Adding a bit of error handling shows that you’re getting a “invalid configuration argument”. The problem being that your block size is 64x64, or 4096 threads. The maximum number of threads per block will vary by device, but on my Tesla C2070 the max is 1024. Changing “64” to “16” fixes the problem.

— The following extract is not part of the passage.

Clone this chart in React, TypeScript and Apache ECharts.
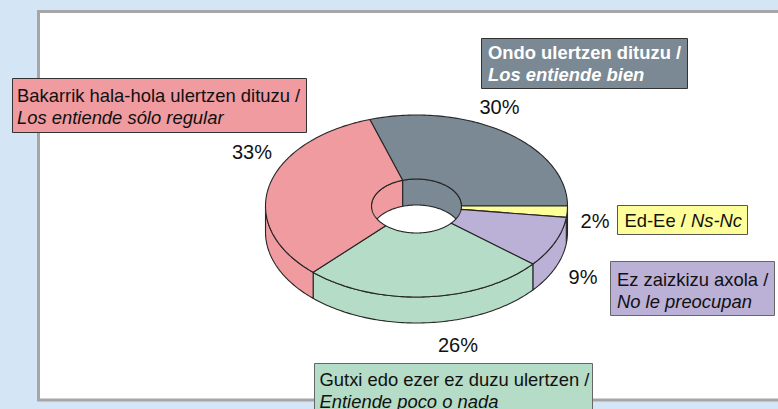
import React, { useEffect, useRef } from "react";
import * as echarts from "echarts";

const sliceNames = ["Ondo ulertzen dituzu", "Ed-Ee", "Ez zaizkizu axola", "Gutxi edo ezer ez duzu ulertzen", "Bakarrik hala-hola ulertzen dituzu"];
const sliceValues = [30, 2, 9, 26, 33];
const sliceColors = ["#7B8995", "#FFFF99", "#BBB0D6", "#B5DCC6", "#EF9BA0"];
const labelLinesEu = ["Ondo ulertzen dituzu /", "Ed-Ee / ", "Ez zaizkizu axola /", "Gutxi edo ezer ez duzu ulertzen /", "Bakarrik hala-hola ulertzen dituzu /"];
const labelLinesEs = ["Los entiende bien", "Ns-Nc", "No le preocupan", "Entiende poco o nada", "Los entiende sólo regular"];

const START_DEG = -18;
const CX = 416.5, CY = 206, RX = 151, RY = 91, IRX = 45, IRY = 27, DEPTH = 26;
const STROKE = "#262626";
const FONT = 18.4;

const boxes = [
  { x: 481.5, y: 38.5, w: 206, h: 50, border: "#333333", color: "#ffffff", bold: true, tx: 6.5, ty: 2.5 },
  { x: 617.5, y: 205.5, w: 130, h: 29, border: "#555555", color: "#111111", bold: false, oneLine: true, tx: 7, ty: 0 },
  { x: 610.5, y: 261.5, w: 164, h: 54, border: "#666666", color: "#111111", bold: false, tx: 6.5, ty: 6.5 },
  { x: 314.5, y: 363.5, w: 278, h: 60, border: "#666666", color: "#111111", bold: false, tx: 5, ty: 4.5 },
  { x: 12.5, y: 78.5, w: 294, h: 54, border: "#333333", color: "#111111", bold: false, tx: 4.5, ty: 5.5 },
];
const pctPos = [
  [499.5, 107], [595, 221], [583, 277], [458, 344.5], [252, 152],
];

function pt(deg: number, rx: number, ry: number, dy = 0): number[] {
  const a = (deg * Math.PI) / 180;
  return [CX + rx * Math.sin(a), CY - ry * Math.cos(a) + dy];
}
function arc(a: number, b: number, rx: number, ry: number, dy = 0): number[][] {
  const out: number[][] = [];
  const n = Math.max(2, Math.ceil(Math.abs(b - a) / 1));
  for (let i = 0; i <= n; i++) out.push(pt(a + ((b - a) * i) / n, rx, ry, dy));
  return out;
}
function poly(points: number[][], fill: string) {
  return { type: "polygon", shape: { points }, style: { fill, stroke: STROKE, lineWidth: 1.1, lineJoin: "round" } };
}

export default function App() {
  const ref = useRef<HTMLDivElement>(null);
  useEffect(() => {
    document.body.style.margin = "0";
    const chart = echarts.init(ref.current!, null, { renderer: "svg" });
    const total = sliceValues.reduce((s, v) => s + v, 0);
    let acc = START_DEG;
    const spans = sliceValues.map((v) => {
      const a = acc;
      acc += (v / total) * 360;
      return [a, acc];
    });
    const dataRows = sliceValues.map((v, i) => ({ name: sliceNames[i], value: [v, spans[i][0], spans[i][1], i] }));

    const layer = (kind: string) => ({
      type: "custom",
      coordinateSystem: "none",
      silent: true,
      data: dataRows,
      renderItem: (_p: any, api: any) => {
        const a = api.value(1), b = api.value(2);
        const fill = sliceColors[api.value(3)];
        const children: any[] = [];
        if (kind === "outerWall") {
          const s = Math.max(a, 90), e = Math.min(b, 270);
          if (e > s) children.push(poly([...arc(s, e, RX, RY), ...arc(e, s, RX, RY, DEPTH)], fill));
        } else if (kind === "innerWall") {
          const s = Math.max(a, -90), e = Math.min(b, 90);
          if (e > s) children.push(poly([...arc(s, e, IRX, IRY), ...arc(e, s, IRX, IRY, DEPTH)], fill));
          const s2 = Math.max(a - 360, -90), e2 = Math.min(b - 360, 90);
          if (e2 > s2) children.push(poly([...arc(s2, e2, IRX, IRY), ...arc(e2, s2, IRX, IRY, DEPTH)], fill));
        } else {
          children.push(poly([...arc(a, b, RX, RY), ...arc(b, a, IRX, IRY)], fill));
        }
        return { type: "group", children };
      },
    });

    const boxGraphics = boxes.map((b, i) => ({
      type: "group",
      children: [
        { type: "rect", shape: { x: b.x, y: b.y, width: b.w, height: b.h }, style: { fill: sliceColors[i], stroke: b.border, lineWidth: 1 } },
        {
          type: "text",
          x: b.x + b.tx,
          y: b.oneLine ? b.y + b.h / 2 : b.y + b.ty,
          style: b.oneLine
            ? {
                text: `{n|${labelLinesEu[i]}}{i|${labelLinesEs[i]}}`,
                verticalAlign: "middle",
                rich: {
                  n: { fontFamily: "Liberation Sans", fontSize: FONT, fill: b.color },
                  i: { fontFamily: "Liberation Sans", fontSize: FONT, fontStyle: "italic", fill: b.color },
                },
              }
            : {
                text: `{n|${labelLinesEu[i]}}\n{i|${labelLinesEs[i]}}`,
                verticalAlign: "top",
                rich: {
                  n: { fontFamily: "Liberation Sans", fontSize: FONT, lineHeight: 22.5, fontWeight: b.bold ? "bold" : "normal", fill: b.color },
                  i: { fontFamily: "Liberation Sans", fontSize: FONT, lineHeight: 22.5, fontWeight: b.bold ? "bold" : "normal", fontStyle: "italic", fill: b.color },
                },
              },
        },
      ],
    }));
    const pctGraphics = sliceValues.map((v, i) => ({
      type: "text",
      x: pctPos[i][0],
      y: pctPos[i][1],
      style: { text: `${v}%`, fontFamily: "Liberation Sans", fontSize: 20, fill: "#111111", align: "center", verticalAlign: "middle" },
    }));

    chart.setOption({
      animation: false,
      backgroundColor: "#D4E6F5",
      graphic: [
        {
          type: "rect",
          z: -1,
          shape: { x: 38.5, y: 11.5, width: 800, height: 388.5 },
          style: { fill: "#ffffff", stroke: "#A6A6A6", lineWidth: 3 },
        },
        ...boxGraphics,
        ...pctGraphics,
      ],
      series: [layer("outerWall"), layer("innerWall"), layer("top")],
    });
    return () => chart.dispose();
  }, []);
  return <div ref={ref} style={{ width: 778, height: 409 }} />;
}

Use the utility “pgaccelinfo” to see the max for your device.

module dimensions
integer, parameter :: nx=256, ny=256
end module


module diff_kernel_mod

contains


attributes(global) subroutine add_source(v,iloc,jloc)
implicit none
real*8 :: v(:,:)
integer, value :: iloc, jloc
integer :: i,j

i=(blockIdx%x-1)*blockDim%x+threadIdx%x
j=(blockIdx%y-1)*blockDim%y+threadIdx%y

if (i==iloc .and. j==jloc) then
  v(i,j)=v(i,j)+1
endif

end subroutine

end module diff_kernel_mod


program diffuse


use cudafor
use dimensions
use diff_kernel_mod
implicit none


real*8 :: v(nx,ny), diffconst
real*8, device :: v_d(nx,ny)
integer :: nloops, outputdl,n,m,ierr
type(dim3) :: grid, tBlock

nloops=1
outputdl=10
diffconst=.25

tBlock=dim3(16,16,1)
grid=dim3(ceiling(real(nx)/tBlock%x), &
          ceiling(real(ny)/tBlock%y), 1)
print *, 'Block:', tBlock
print *, 'Grid: ', grid
open(unit=11,file='diff_output.txt')

v=0.
n=0

do while (n.le.nloops)
  do m=1,outputdl
    v_d=v
    call add_source{{{grid,tBlock}}}(v_d,16,16)
    ierr=cudaGetLastError()
    if (ierr.ne.0) then
       print *, 'ERROR:', cudaGetErrorString(ierr)
    endif
    v=v_d
  enddo
  n=n+outputdl
  write(11,*) v
  print *,n
enddo

end program

Hope this helps,
Mat

MatColgrove · May 22, 2012, 6:23pm

I think this has to do with the HTML parser or something with the Forum. Try substituting, say, {{{ }}} instead in your paste.

I think I have this fixed now. Looks like I just needed to turn off HTML support. I watch for other issues.

Mat